I tried a manual template import of an ubuntu 20.04 cloud image ova on vCenter 7.0.3 and got a "customize template" step prompting for the template parameters.

When I try the same directly against an ESXi 7.0.3 host, there is no such configuration step. The image cannot be customized during import.

My assumption is that the missing configuration step is not just a limitation of the import wizard but also applies to the backing APIs.

Edit: The difference in behaviour is due to vCenter adding a database for customizations, see here:

vCenter Server saves the customized configuration parameters in the vCenter Server database.

and here,

If you are running ovftool on an ESXi host, you must “inject” the parameters into the resulting VM when it is powered on. This is because the ESXi host lacks a cache to store the OVF parameters, as in vCenter Server.

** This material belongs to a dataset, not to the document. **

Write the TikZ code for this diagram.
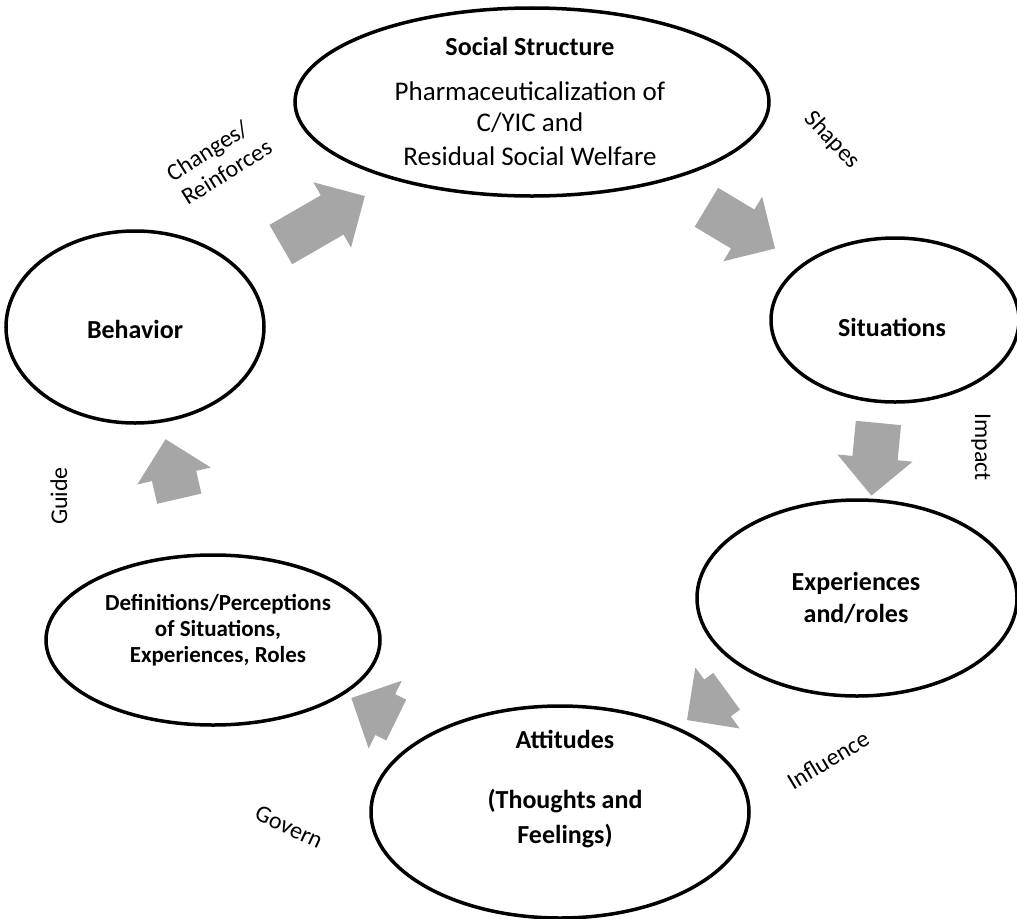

albers commented 2 years ago

I also was able to modify the VM in the second step with custom userdata and metadata. The metadata allows you to modify the netplan config (essentially the 50-cloud-init.yaml) and applies it during the boot of the server, so you do not need the second play of setting the static IP.

@beano38 This is great work that clearly exceeds my rudimentary cloud-init expertise. Would you consider contributing a PR for this? Perhaps you could start with a slimmed-down feature set first.

ArielLahiany commented 2 years ago

@beano38 Thank you very much. I was able to inject the user-data file into the machine. But for some reason, the meta-data file is not injected. May is ask how did you do that?